● PROBLEM TO WORK ON:
Retype nothing but the lines from the start of the material up to and including the line with "(ctlt) at (300,831)". Pictures don't belong in the copy.

● DATA LINES:
:::::

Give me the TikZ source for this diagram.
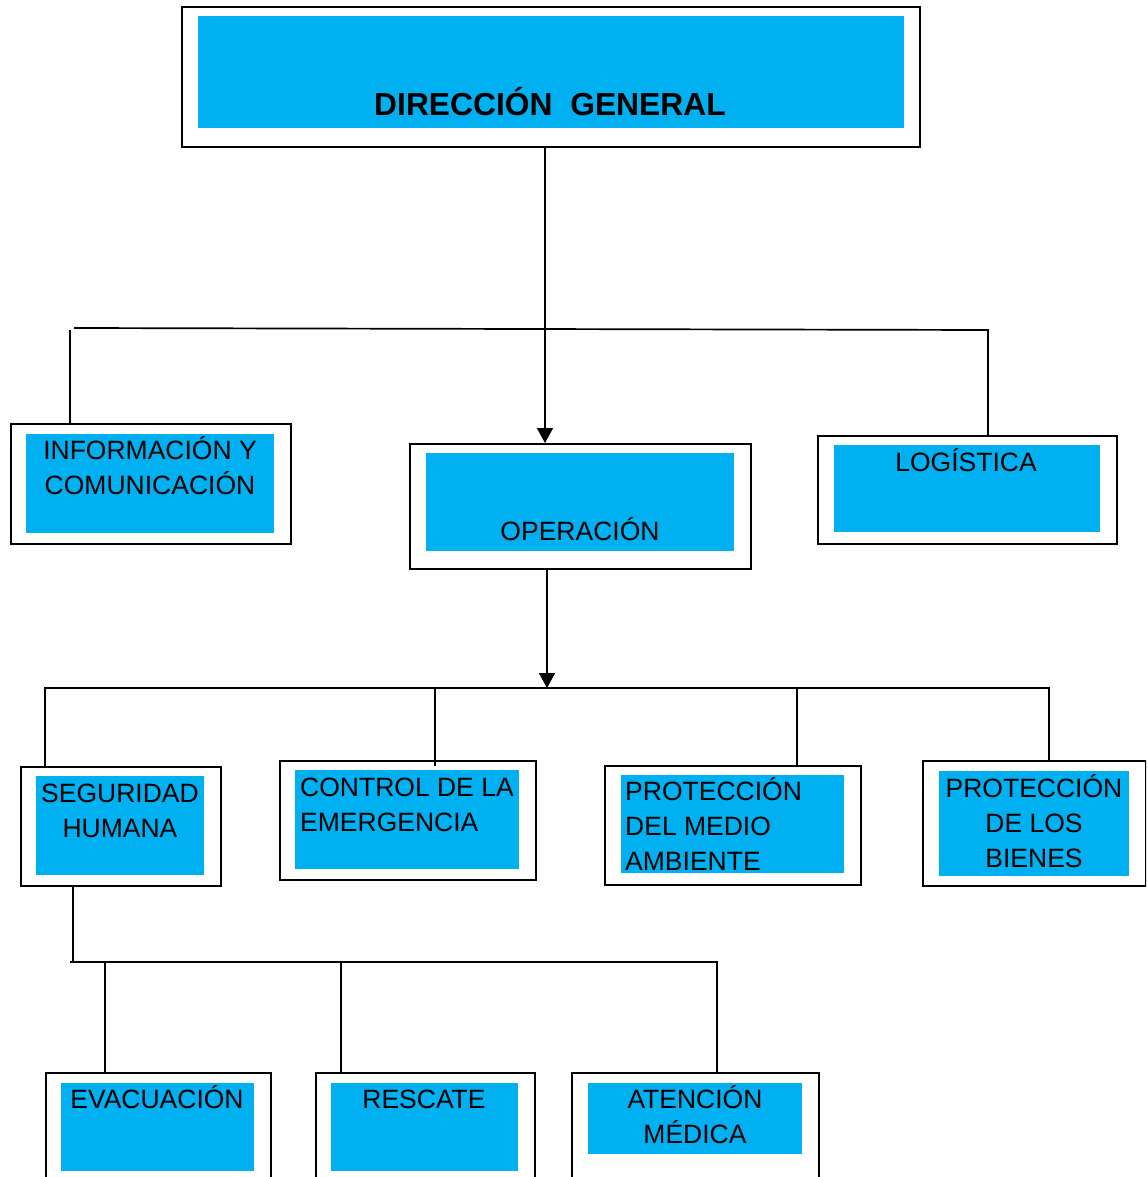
\documentclass[tikz,border=0pt]{standalone}
\usepackage{fontspec}
\setmainfont{Liberation Sans}
\usetikzlibrary{arrows.meta,calc}
\definecolor{boxblue}{HTML}{00B0F0}
\begin{document}
\begin{tikzpicture}[x=1pt,y=-1pt,
  outer/.style={draw=black,line width=1.7pt,fill=white,inner sep=0pt,anchor=north west},
  inner/.style={fill=boxblue,draw=none,inner sep=0pt,anchor=north west},
  lbl/.style={font=\fontsize{26.5}{35}\selectfont,anchor=base,inner sep=0pt,align=center},
  lbll/.style={font=\fontsize{26.5}{35}\selectfont,anchor=base west,inner sep=0pt,align=left},
  conn/.style={line width=1.7pt},
  arr/.style={conn,-{Triangle[length=15pt,width=16pt]}}]
\useasboundingbox (0,0) rectangle (1146,1177);
\clip (0,0) rectangle (1146,1177);
\fill[white] (0,0) rectangle (1146,1177);

% boxes (multi-line labels are placed at the baseline of their last line)
\node[outer,minimum width=738pt,minimum height=140pt] (dg) at (181,6) {};
\node[inner,minimum width=706pt,minimum height=112pt] (dgi) at (198,16) {};
\node[font=\fontsize{31.8}{36}\selectfont\bfseries,anchor=base,inner sep=0pt] (dgt) at (550,116) {DIRECCIÓN\ \ GENERAL};

\node[outer,minimum width=280pt,minimum height=120pt] (info) at (10,423) {};
\node[inner,minimum width=248pt,minimum height=99pt] (infoi) at (26,434) {};
\node[lbl] (infot) at (150,494) {INFORMACIÓN Y\\COMUNICACIÓN};

\node[outer,minimum width=341pt,minimum height=125pt] (op) at (409,443) {};
\node[inner,minimum width=308pt,minimum height=98pt] (opi) at (426,453) {};
\node[lbl] (opt) at (580,540) {OPERACIÓN};

\node[outer,minimum width=299pt,minimum height=108pt] (log) at (817,435) {};
\node[inner,minimum width=266pt,minimum height=87pt] (logi) at (834,445) {};
\node[lbl] (logt) at (966,471) {LOGÍSTICA};

\node[outer,minimum width=200pt,minimum height=119pt] (seg) at (20,766) {};
\node[inner,minimum width=168pt,minimum height=99pt] (segi) at (36,776) {};
\node[lbl] (segt) at (120,837) {SEGURIDAD\\HUMANA};

\node[outer,minimum width=256pt,minimum height=119pt] (ctl) at (279,760) {};
\node[inner,minimum width=224pt,minimum height=99pt] (ctli) at (295,770) {};
\node[lbll] (ctlt) at (300,831) {CONTROL DE LA\\EMERGENCIA};

\node[outer,minimum width=256pt,minimum height=119pt] (pma) at (604,765) {};
\node[inner,minimum width=223pt,minimum height=98pt] (pmai) at (621,775) {};
\node[lbll] (pmat) at (625,870) {PROTECCIÓN\\DEL MEDIO\\AMBIENTE};

\node[outer,minimum width=223pt,minimum height=125pt] (pbi) at (922,760) {};
\node[inner,minimum width=190pt,minimum height=105pt] (pbii) at (939,771) {};
\node[lbl] (pbit) at (1034,867) {PROTECCIÓN\\DE LOS\\BIENES};

\node[outer,minimum width=225pt,minimum height=150pt] (eva) at (45,1072) {};
\node[inner,minimum width=193pt,minimum height=88pt] (evai) at (61,1083) {};
\node[lbl] (evat) at (157,1108) {EVACUACIÓN};

\node[outer,minimum width=219pt,minimum height=150pt] (res) at (315,1072) {};
\node[inner,minimum width=187pt,minimum height=88pt] (resi) at (331,1083) {};
\node[lbl] (rest) at (424,1108) {RESCATE};

\node[outer,minimum width=247pt,minimum height=150pt] (ate) at (571,1072) {};
\node[inner,minimum width=214pt,minimum height=71pt] (atei) at (588,1083) {};
\node[lbl] (atet) at (695,1143) {ATENCIÓN\\MÉDICA};

% connector coordinates
\coordinate (hub1) at (545,328);
\coordinate (h1l) at (74,328);
\coordinate (h1r) at (988,330);
\coordinate (h1lv) at (70,330);
\coordinate (hub2) at (547,688);
\coordinate (h2l) at (45,688);
\coordinate (h2r) at (1049,688);
\coordinate (c2) at (435,688);
\coordinate (c3) at (797,688);
\coordinate (hub3) at (73,962);
\coordinate (h3l) at (70,962);
\coordinate (h3r) at (717,962);
\coordinate (d1) at (105,962);
\coordinate (d2) at (341,962);

% connectors
\draw[arr] (dg.south -| hub1) -- (hub1 |- op.north);
\draw[conn] (h1l) -- (h1r) -- (h1r |- log.north);
\draw[conn] (h1lv) -- (h1lv |- info.north);

\draw[arr] (op.south -| hub2) -- (hub2);
\draw[conn] (h2l |- seg.north) -- (h2l) -- (h2r) -- (h2r |- pbi.north);
\draw[conn] (c2) -- ($(c2 |- ctl.north)+(0,6)$);
\draw[conn] (c3) -- (c3 |- pma.north);

\draw[conn] (seg.south -| hub3) -- (hub3);
\draw[conn] (h3l) -- (h3r) -- (h3r |- ate.north);
\draw[conn] (d1) -- (d1 |- eva.north);
\draw[conn] (d2) -- (d2 |- res.north);
\end{tikzpicture}
\end{document}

:::::

● TASK OUTPUT:
Give me the TikZ source for this diagram.
\documentclass[tikz,border=0pt]{standalone}
\usepackage{fontspec}
\setmainfont{Liberation Sans}
\usetikzlibrary{arrows.meta,calc}
\definecolor{boxblue}{HTML}{00B0F0}
\begin{document}
\begin{tikzpicture}[x=1pt,y=-1pt,
  outer/.style={draw=black,line width=1.7pt,fill=white,inner sep=0pt,anchor=north west},
  inner/.style={fill=boxblue,draw=none,inner sep=0pt,anchor=north west},
  lbl/.style={font=\fontsize{26.5}{35}\selectfont,anchor=base,inner sep=0pt,align=center},
  lbll/.style={font=\fontsize{26.5}{35}\selectfont,anchor=base west,inner sep=0pt,align=left},
  conn/.style={line width=1.7pt},
  arr/.style={conn,-{Triangle[length=15pt,width=16pt]}}]
\useasboundingbox (0,0) rectangle (1146,1177);
\clip (0,0) rectangle (1146,1177);
\fill[white] (0,0) rectangle (1146,1177);

% boxes (multi-line labels are placed at the baseline of their last line)
\node[outer,minimum width=738pt,minimum height=140pt] (dg) at (181,6) {};
\node[inner,minimum width=706pt,minimum height=112pt] (dgi) at (198,16) {};
\node[font=\fontsize{31.8}{36}\selectfont\bfseries,anchor=base,inner sep=0pt] (dgt) at (550,116) {DIRECCIÓN\ \ GENERAL};

\node[outer,minimum width=280pt,minimum height=120pt] (info) at (10,423) {};
\node[inner,minimum width=248pt,minimum height=99pt] (infoi) at (26,434) {};
\node[lbl] (infot) at (150,494) {INFORMACIÓN Y\\COMUNICACIÓN};

\node[outer,minimum width=341pt,minimum height=125pt] (op) at (409,443) {};
\node[inner,minimum width=308pt,minimum height=98pt] (opi) at (426,453) {};
\node[lbl] (opt) at (580,540) {OPERACIÓN};

\node[outer,minimum width=299pt,minimum height=108pt] (log) at (817,435) {};
\node[inner,minimum width=266pt,minimum height=87pt] (logi) at (834,445) {};
\node[lbl] (logt) at (966,471) {LOGÍSTICA};

\node[outer,minimum width=200pt,minimum height=119pt] (seg) at (20,766) {};
\node[inner,minimum width=168pt,minimum height=99pt] (segi) at (36,776) {};
\node[lbl] (segt) at (120,837) {SEGURIDAD\\HUMANA};

\node[outer,minimum width=256pt,minimum height=119pt] (ctl) at (279,760) {};
\node[inner,minimum width=224pt,minimum height=99pt] (ctli) at (295,770) {};
\node[lbll] (ctlt) at (300,831) {CONTROL DE LA\\EMERGENCIA};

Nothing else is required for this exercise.